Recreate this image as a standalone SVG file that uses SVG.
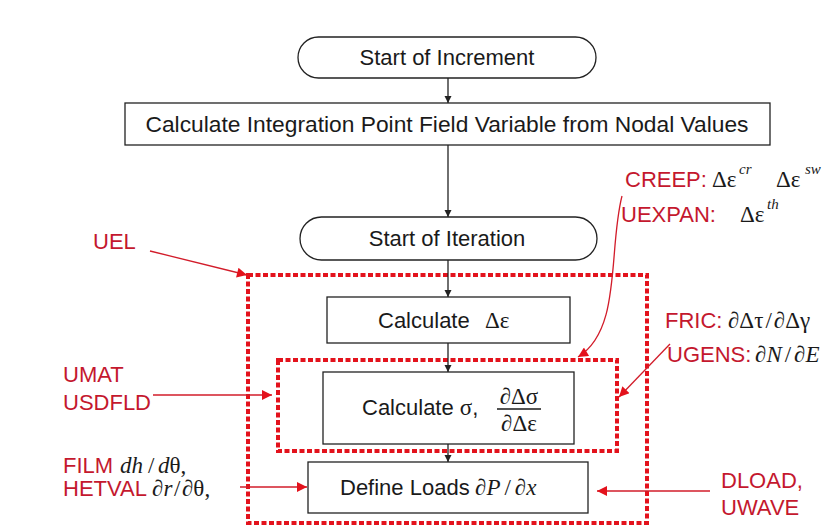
<svg xmlns="http://www.w3.org/2000/svg" width="836" height="529" viewBox="0 0 836 529">
<style>
.box{fill:#fff;stroke:#222;stroke-width:1.3}
.t{font-family:"Liberation Sans",Arial,sans-serif;font-size:22px;fill:#1a1a1a}
.lab{font-family:"Liberation Sans",Arial,sans-serif;font-size:22px;fill:#c4182e}
.m{font-family:"Liberation Serif","Times New Roman",serif;font-size:23px;fill:#1a1a1a}
.i{font-style:italic}
.sup{font-family:"Liberation Serif","Times New Roman",serif;font-style:italic;font-size:15px;fill:#1a1a1a}
.dash{fill:none;stroke:#e3121c;stroke-width:4;stroke-dasharray:5 2.5}
.blk{fill:none;stroke:#222;stroke-width:1.3;marker-end:url(#ah)}
.red{fill:none;stroke:#d21c2a;stroke-width:1.3;marker-end:url(#rh)}
</style>
<defs>
<marker id="ah" viewBox="0 0 10 10" refX="10" refY="5" markerWidth="7" markerHeight="9" markerUnits="userSpaceOnUse" orient="auto"><path d="M0,0 L10,5 L0,10 z" fill="#222"/></marker>
<marker id="rh" viewBox="0 0 10 10" refX="10" refY="5" markerWidth="14" markerHeight="10" markerUnits="userSpaceOnUse" orient="auto"><path d="M0,0 L10,5 L0,10 z" fill="#e3121c"/></marker>
</defs>
<rect width="836" height="529" fill="#fff"/>

<g id="uel-region"><rect class="dash" x="248" y="275" width="399" height="248"/></g>
<g id="umat-region"><rect class="dash" x="278" y="360" width="339" height="91"/></g>

<g id="start-increment">
<rect class="box" x="298" y="37" width="298" height="41" rx="20.5"/>
<text class="t" x="447" y="65" text-anchor="middle">Start of Increment</text>
</g>
<g id="calc-field">
<rect class="box" x="125" y="103" width="645" height="42"/>
<text class="t" x="447" y="132" text-anchor="middle" textLength="603" lengthAdjust="spacingAndGlyphs">Calculate Integration Point Field Variable from Nodal Values</text>
</g>
<g id="start-iteration">
<rect class="box" x="300" y="217" width="297" height="43" rx="21.5"/>
<text class="t" x="447" y="246" text-anchor="middle">Start of Iteration</text>
</g>
<g id="calc-deps">
<rect class="box" x="327" y="297" width="243" height="46"/>
<text class="t" x="378" y="328">Calculate</text>
<text class="m" x="485" y="328">Δε</text>
</g>
<g id="calc-sigma">
<rect class="box" x="323" y="372" width="251" height="72"/>
<text class="t" x="362" y="415">Calculate <tspan class="m">σ</tspan>,</text>
<text class="m" x="519" y="404" text-anchor="middle" font-size="21">∂Δσ</text>
<line x1="497" y1="409" x2="541" y2="409" stroke="#1a1a1a" stroke-width="1.3"/>
<text class="m" x="519" y="431" text-anchor="middle" font-size="21">∂Δε</text>
</g>
<g id="define-loads">
<rect class="box" x="308" y="462" width="280" height="51"/>
<text class="t" x="340" y="495">Define Loads</text>
<text class="m" x="475" y="495" font-size="24">∂<tspan class="i">P</tspan><tspan dx="4">/</tspan><tspan dx="4">∂</tspan><tspan class="i">x</tspan></text>
</g>

<g id="label-uel"><text class="lab" x="93" y="249">UEL</text></g>
<g id="label-umat"><text class="lab" x="63" y="382">UMAT</text><text class="lab" x="63" y="410">USDFLD</text></g>
<g id="label-film">
<text class="lab" x="63" y="473">FILM</text>
<text class="m" x="120" y="473" font-size="24"><tspan class="i">dh</tspan><tspan x="148">/</tspan><tspan x="158" class="i">d</tspan>θ,</text>
<text class="lab" x="63" y="496">HETVAL</text>
<text class="m" x="152" y="496" font-size="24">∂<tspan class="i">r</tspan><tspan x="174">/</tspan><tspan x="182">∂θ,</tspan></text>
</g>
<g id="label-dload"><text class="lab" x="721" y="488">DLOAD,</text><text class="lab" x="721" y="515">UWAVE</text></g>
<g id="label-creep">
<text class="lab" x="625" y="187">CREEP:</text>
<text class="m" x="712" y="187">Δε</text><text class="sup" x="739" y="174">cr</text>
<text class="m" x="776" y="187">Δε</text><text class="sup" x="805" y="174">sw</text>
<text class="lab" x="621" y="222">UEXPAN:</text>
<text class="m" x="740" y="222">Δε</text><text class="sup" x="767" y="209">th</text>
</g>
<g id="label-fric">
<text class="lab" x="665" y="328">FRIC:</text>
<text class="m" x="728" y="328">∂Δτ<tspan dx="2">/</tspan><tspan dx="2">∂Δγ</tspan></text>
<text class="lab" x="667" y="362">UGENS:</text>
<text class="m" x="755" y="362">∂<tspan class="i">N</tspan><tspan dx="3">/</tspan><tspan dx="3">∂</tspan><tspan class="i">E</tspan></text>
</g>

<g id="connectors">
<line class="blk" x1="448" y1="78" x2="448" y2="103"/>
<line class="blk" x1="448" y1="145" x2="448" y2="217"/>
<line class="blk" x1="448" y1="260" x2="448" y2="297"/>
<line class="blk" x1="448" y1="343" x2="448" y2="372"/>
<line class="blk" x1="448" y1="444" x2="448" y2="462"/>
<line class="red" x1="150" y1="251" x2="247" y2="275"/>
<line class="red" x1="153" y1="395" x2="272" y2="395"/>
<line class="red" x1="240" y1="487" x2="307" y2="487"/>
<line class="red" x1="710" y1="491" x2="597" y2="491"/>
<path class="red" d="M622,196 C608,250 622,330 578,357"/>
<line class="red" x1="670" y1="344" x2="619" y2="397"/>
</g>
</svg>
########
- Work to be completed -
Copy out all of the material exactly as written, without its pictures.

- Task solution -
Recreate this image as a standalone SVG file that uses SVG.
<svg xmlns="http://www.w3.org/2000/svg" width="836" height="529" viewBox="0 0 836 529">
<style>
.box{fill:#fff;stroke:#222;stroke-width:1.3}
.t{font-family:"Liberation Sans",Arial,sans-serif;font-size:22px;fill:#1a1a1a}
.lab{font-family:"Liberation Sans",Arial,sans-serif;font-size:22px;fill:#c4182e}
.m{font-family:"Liberation Serif","Times New Roman",serif;font-size:23px;fill:#1a1a1a}
.i{font-style:italic}
.sup{font-family:"Liberation Serif","Times New Roman",serif;font-style:italic;font-size:15px;fill:#1a1a1a}
.dash{fill:none;stroke:#e3121c;stroke-width:4;stroke-dasharray:5 2.5}
.blk{fill:none;stroke:#222;stroke-width:1.3;marker-end:url(#ah)}
.red{fill:none;stroke:#d21c2a;stroke-width:1.3;marker-end:url(#rh)}
</style>
<defs>
<marker id="ah" viewBox="0 0 10 10" refX="10" refY="5" markerWidth="7" markerHeight="9" markerUnits="userSpaceOnUse" orient="auto"><path d="M0,0 L10,5 L0,10 z" fill="#222"/></marker>
<marker id="rh" viewBox="0 0 10 10" refX="10" refY="5" markerWidth="14" markerHeight="10" markerUnits="userSpaceOnUse" orient="auto"><path d="M0,0 L10,5 L0,10 z" fill="#e3121c"/></marker>
</defs>
<rect width="836" height="529" fill="#fff"/>

<g id="uel-region"><rect class="dash" x="248" y="275" width="399" height="248"/></g>
<g id="umat-region"><rect class="dash" x="278" y="360" width="339" height="91"/></g>

<g id="start-increment">
<rect class="box" x="298" y="37" width="298" height="41" rx="20.5"/>
<text class="t" x="447" y="65" text-anchor="middle">Start of Increment</text>
</g>
<g id="calc-field">
<rect class="box" x="125" y="103" width="645" height="42"/>
<text class="t" x="447" y="132" text-anchor="middle" textLength="603" lengthAdjust="spacingAndGlyphs">Calculate Integration Point Field Variable from Nodal Values</text>
</g>
<g id="start-iteration">
<rect class="box" x="300" y="217" width="297" height="43" rx="21.5"/>
<text class="t" x="447" y="246" text-anchor="middle">Start of Iteration</text>
</g>
<g id="calc-deps">
<rect class="box" x="327" y="297" width="243" height="46"/>
<text class="t" x="378" y="328">Calculate</text>
<text class="m" x="485" y="328">Δε</text>
</g>
<g id="calc-sigma">
<rect class="box" x="323" y="372" width="251" height="72"/>
<text class="t" x="362" y="415">Calculate <tspan class="m">σ</tspan>,</text>
<text class="m" x="519" y="404" text-anchor="middle" font-size="21">∂Δσ</text>
<line x1="497" y1="409" x2="541" y2="409" stroke="#1a1a1a" stroke-width="1.3"/>
<text class="m" x="519" y="431" text-anchor="middle" font-size="21">∂Δε</text>
</g>
<g id="define-loads">
<rect class="box" x="308" y="462" width="280" height="51"/>
<text class="t" x="340" y="495">Define Loads</text>
<text class="m" x="475" y="495" font-size="24">∂<tspan class="i">P</tspan><tspan dx="4">/</tspan><tspan dx="4">∂</tspan><tspan class="i">x</tspan></text>
</g>

<g id="label-uel"><text class="lab" x="93" y="249">UEL</text></g>
<g id="label-umat"><text class="lab" x="63" y="382">UMAT</text><text class="lab" x="63" y="410">USDFLD</text></g>
<g id="label-film">
<text class="lab" x="63" y="473">FILM</text>
<text class="m" x="120" y="473" font-size="24"><tspan class="i">dh</tspan><tspan x="148">/</tspan><tspan x="158" class="i">d</tspan>θ,</text>
<text class="lab" x="63" y="496">HETVAL</text>
<text class="m" x="152" y="496" font-size="24">∂<tspan class="i">r</tspan><tspan x="174">/</tspan><tspan x="182">∂θ,</tspan></text>
</g>
<g id="label-dload"><text class="lab" x="721" y="488">DLOAD,</text><text class="lab" x="721" y="515">UWAVE</text></g>
<g id="label-creep">
<text class="lab" x="625" y="187">CREEP:</text>
<text class="m" x="712" y="187">Δε</text><text class="sup" x="739" y="174">cr</text>
<text class="m" x="776" y="187">Δε</text><text class="sup" x="805" y="174">sw</text>
<text class="lab" x="621" y="222">UEXPAN:</text>
<text class="m" x="740" y="222">Δε</text><text class="sup" x="767" y="209">th</text>
</g>
<g id="label-fric">
<text class="lab" x="665" y="328">FRIC:</text>
<text class="m" x="728" y="328">∂Δτ<tspan dx="2">/</tspan><tspan dx="2">∂Δγ</tspan></text>
<text class="lab" x="667" y="362">UGENS:</text>
<text class="m" x="755" y="362">∂<tspan class="i">N</tspan><tspan dx="3">/</tspan><tspan dx="3">∂</tspan><tspan class="i">E</tspan></text>
</g>

<g id="connectors">
<line class="blk" x1="448" y1="78" x2="448" y2="103"/>
<line class="blk" x1="448" y1="145" x2="448" y2="217"/>
<line class="blk" x1="448" y1="260" x2="448" y2="297"/>
<line class="blk" x1="448" y1="343" x2="448" y2="372"/>
<line class="blk" x1="448" y1="444" x2="448" y2="462"/>
<line class="red" x1="150" y1="251" x2="247" y2="275"/>
<line class="red" x1="153" y1="395" x2="272" y2="395"/>
<line class="red" x1="240" y1="487" x2="307" y2="487"/>
<line class="red" x1="710" y1="491" x2="597" y2="491"/>
<path class="red" d="M622,196 C608,250 622,330 578,357"/>
<line class="red" x1="670" y1="344" x2="619" y2="397"/>
</g>
</svg>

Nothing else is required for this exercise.